WHAT IS NEEDED. Set down the data below without change, skipping the pictures it holds.

SUPPLIED MATERIAL.
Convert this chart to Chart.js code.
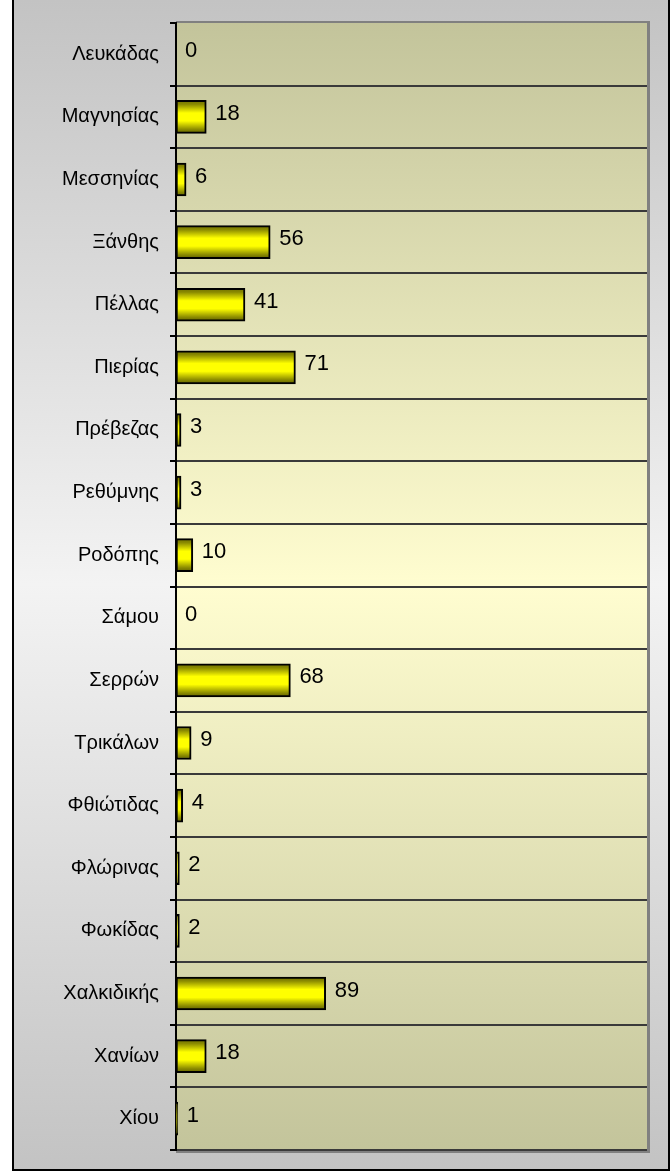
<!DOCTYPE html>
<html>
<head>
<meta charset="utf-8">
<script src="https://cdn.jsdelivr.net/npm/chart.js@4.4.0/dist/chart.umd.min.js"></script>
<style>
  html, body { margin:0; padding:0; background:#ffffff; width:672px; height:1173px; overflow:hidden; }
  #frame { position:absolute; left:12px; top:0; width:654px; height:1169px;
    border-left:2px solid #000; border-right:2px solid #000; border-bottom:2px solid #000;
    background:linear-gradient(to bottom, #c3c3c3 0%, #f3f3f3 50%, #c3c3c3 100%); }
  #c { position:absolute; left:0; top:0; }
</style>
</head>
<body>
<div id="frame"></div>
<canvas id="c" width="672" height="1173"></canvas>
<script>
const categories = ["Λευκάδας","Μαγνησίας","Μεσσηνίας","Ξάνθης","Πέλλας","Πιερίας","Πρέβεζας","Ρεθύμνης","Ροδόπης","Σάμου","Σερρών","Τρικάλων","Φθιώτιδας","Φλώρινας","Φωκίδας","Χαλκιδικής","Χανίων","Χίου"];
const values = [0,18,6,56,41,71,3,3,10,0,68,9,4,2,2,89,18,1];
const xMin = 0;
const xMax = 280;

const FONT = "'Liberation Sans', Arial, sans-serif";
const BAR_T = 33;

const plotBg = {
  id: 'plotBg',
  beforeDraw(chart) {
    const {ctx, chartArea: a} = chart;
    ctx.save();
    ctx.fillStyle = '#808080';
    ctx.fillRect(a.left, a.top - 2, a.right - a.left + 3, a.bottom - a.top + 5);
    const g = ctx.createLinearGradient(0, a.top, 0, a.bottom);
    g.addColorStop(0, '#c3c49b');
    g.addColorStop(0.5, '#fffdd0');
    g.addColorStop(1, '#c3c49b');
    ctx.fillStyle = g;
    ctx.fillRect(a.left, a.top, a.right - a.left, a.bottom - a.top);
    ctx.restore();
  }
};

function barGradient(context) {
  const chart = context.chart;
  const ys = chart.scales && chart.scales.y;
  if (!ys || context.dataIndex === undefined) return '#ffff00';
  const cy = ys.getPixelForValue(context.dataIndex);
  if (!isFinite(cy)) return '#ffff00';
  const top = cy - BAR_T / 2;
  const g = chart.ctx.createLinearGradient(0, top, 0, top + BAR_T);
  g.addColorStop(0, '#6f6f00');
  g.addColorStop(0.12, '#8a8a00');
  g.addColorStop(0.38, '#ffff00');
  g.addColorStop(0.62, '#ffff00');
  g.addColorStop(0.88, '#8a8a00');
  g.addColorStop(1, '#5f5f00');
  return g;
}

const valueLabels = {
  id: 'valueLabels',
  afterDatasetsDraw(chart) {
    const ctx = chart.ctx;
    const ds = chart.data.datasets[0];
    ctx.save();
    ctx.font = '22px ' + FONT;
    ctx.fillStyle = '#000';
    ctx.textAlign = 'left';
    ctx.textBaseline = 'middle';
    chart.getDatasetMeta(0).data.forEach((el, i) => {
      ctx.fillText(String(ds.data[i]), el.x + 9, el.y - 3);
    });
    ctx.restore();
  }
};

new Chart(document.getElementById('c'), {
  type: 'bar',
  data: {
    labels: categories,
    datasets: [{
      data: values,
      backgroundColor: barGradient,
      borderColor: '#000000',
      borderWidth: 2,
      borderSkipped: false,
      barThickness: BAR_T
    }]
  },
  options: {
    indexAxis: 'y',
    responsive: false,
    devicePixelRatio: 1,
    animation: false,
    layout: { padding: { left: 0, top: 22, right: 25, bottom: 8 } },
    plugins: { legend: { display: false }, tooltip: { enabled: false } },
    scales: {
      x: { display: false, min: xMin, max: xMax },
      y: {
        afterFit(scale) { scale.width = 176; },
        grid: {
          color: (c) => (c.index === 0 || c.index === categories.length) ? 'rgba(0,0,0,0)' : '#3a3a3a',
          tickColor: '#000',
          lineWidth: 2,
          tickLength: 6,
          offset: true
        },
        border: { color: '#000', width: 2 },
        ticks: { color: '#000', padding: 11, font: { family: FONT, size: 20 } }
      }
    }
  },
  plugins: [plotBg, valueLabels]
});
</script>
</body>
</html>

SOLUTION TO THIS EXERCISE.
Convert this chart to Chart.js code.
<!DOCTYPE html>
<html>
<head>
<meta charset="utf-8">
<script src="https://cdn.jsdelivr.net/npm/chart.js@4.4.0/dist/chart.umd.min.js"></script>
<style>
  html, body { margin:0; padding:0; background:#ffffff; width:672px; height:1173px; overflow:hidden; }
  #frame { position:absolute; left:12px; top:0; width:654px; height:1169px;
    border-left:2px solid #000; border-right:2px solid #000; border-bottom:2px solid #000;
    background:linear-gradient(to bottom, #c3c3c3 0%, #f3f3f3 50%, #c3c3c3 100%); }
  #c { position:absolute; left:0; top:0; }
</style>
</head>
<body>
<div id="frame"></div>
<canvas id="c" width="672" height="1173"></canvas>
<script>
const categories = ["Λευκάδας","Μαγνησίας","Μεσσηνίας","Ξάνθης","Πέλλας","Πιερίας","Πρέβεζας","Ρεθύμνης","Ροδόπης","Σάμου","Σερρών","Τρικάλων","Φθιώτιδας","Φλώρινας","Φωκίδας","Χαλκιδικής","Χανίων","Χίου"];
const values = [0,18,6,56,41,71,3,3,10,0,68,9,4,2,2,89,18,1];
const xMin = 0;
const xMax = 280;

const FONT = "'Liberation Sans', Arial, sans-serif";
const BAR_T = 33;

const plotBg = {
  id: 'plotBg',
  beforeDraw(chart) {
    const {ctx, chartArea: a} = chart;
    ctx.save();
    ctx.fillStyle = '#808080';
    ctx.fillRect(a.left, a.top - 2, a.right - a.left + 3, a.bottom - a.top + 5);
    const g = ctx.createLinearGradient(0, a.top, 0, a.bottom);
    g.addColorStop(0, '#c3c49b');
    g.addColorStop(0.5, '#fffdd0');
    g.addColorStop(1, '#c3c49b');
    ctx.fillStyle = g;
    ctx.fillRect(a.left, a.top, a.right - a.left, a.bottom - a.top);
    ctx.restore();
  }
};

function barGradient(context) {
  const chart = context.chart;
  const ys = chart.scales && chart.scales.y;
  if (!ys || context.dataIndex === undefined) return '#ffff00';
  const cy = ys.getPixelForValue(context.dataIndex);
  if (!isFinite(cy)) return '#ffff00';
  const top = cy - BAR_T / 2;
  const g = chart.ctx.createLinearGradient(0, top, 0, top + BAR_T);
  g.addColorStop(0, '#6f6f00');
  g.addColorStop(0.12, '#8a8a00');
  g.addColorStop(0.38, '#ffff00');
  g.addColorStop(0.62, '#ffff00');
  g.addColorStop(0.88, '#8a8a00');
  g.addColorStop(1, '#5f5f00');
  return g;
}

const valueLabels = {
  id: 'valueLabels',
  afterDatasetsDraw(chart) {
    const ctx = chart.ctx;
    const ds = chart.data.datasets[0];
    ctx.save();
    ctx.font = '22px ' + FONT;
    ctx.fillStyle = '#000';
    ctx.textAlign = 'left';
    ctx.textBaseline = 'middle';
    chart.getDatasetMeta(0).data.forEach((el, i) => {
      ctx.fillText(String(ds.data[i]), el.x + 9, el.y - 3);
    });
    ctx.restore();
  }
};

new Chart(document.getElementById('c'), {
  type: 'bar',
  data: {
    labels: categories,
    datasets: [{
      data: values,
      backgroundColor: barGradient,
      borderColor: '#000000',
      borderWidth: 2,
      borderSkipped: false,
      barThickness: BAR_T
    }]
  },
  options: {
    indexAxis: 'y',
    responsive: false,
    devicePixelRatio: 1,
    animation: false,
    layout: { padding: { left: 0, top: 22, right: 25, bottom: 8 } },
    plugins: { legend: { display: false }, tooltip: { enabled: false } },
    scales: {
      x: { display: false, min: xMin, max: xMax },
      y: {
        afterFit(scale) { scale.width = 176; },
        grid: {
          color: (c) => (c.index === 0 || c.index === categories.length) ? 'rgba(0,0,0,0)' : '#3a3a3a',
          tickColor: '#000',
          lineWidth: 2,
          tickLength: 6,
          offset: true
        },
        border: { color: '#000', width: 2 },
        ticks: { color: '#000', padding: 11, font: { family: FONT, size: 20 } }
      }
    }
  },
  plugins: [plotBg, valueLabels]
});
</script>
</body>
</html>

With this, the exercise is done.